Banking on relationships
The full of test of Moniz’s impact may be whether he can capitalize on relationships he built in Congress now that he is an academic and private citizen once again.
He was saluted by members from both sides at his final appearance before the House Energy and Commerce Subcommittee on Energy and Power on Sept. 15. Rep. Bobby Rush (D-Ill.) introduced him as a "rock star."
Rep. Joe Barton (R-Texas) said he was surprised and impressed that Moniz had volunteered to testify before the committee. He couldn’t remember the last time a Cabinet secretary had done that, he said. "Usually, we got to drag you guys kicking and screaming and threatening and all kinds of stuff.
"So you just said, ‘Hey, I want to come by and visit,’ and we dropped everything we’re doing so we could hear you,’" Barton said with a grin.

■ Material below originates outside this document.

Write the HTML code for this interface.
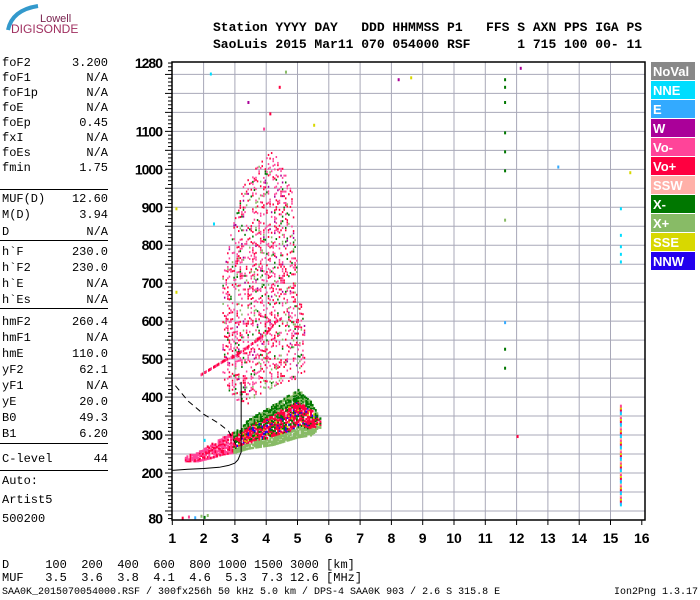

"You’ve always been available to the members of the committee. You’ve always been cordial. Our differences have been on policy, not on personality," Barton said.
In his prior role at DOE, Moniz came to members of Congress carrying DOE’s nearly $29 billion portfolio with all it could do.
At the subcommittee hearing, Rep. Morgan Griffith (R-Va.) said he greatly appreciated a visit Moniz arranged by senior DOE officials to brief his constituents on coal carbon sequestration technology projects.
"It’s in central Appalachia in the coal fields. They have mountains, trees and lots of good people, and not a whole lot else. That visit was particularly important for the students there in Dickinson County because your team made it clear that there are possibilities in science that can affect the coal industry positively. I think that speaks highly of the work that you’re doing."
Rep. Pete Olson (R-Texas) said the appreciation was personal.
"I want to close by saying thank you so very much for your patience, your expertise and your frankness. In Texas, we say you’re a straight shooter. That’s a very high compliment."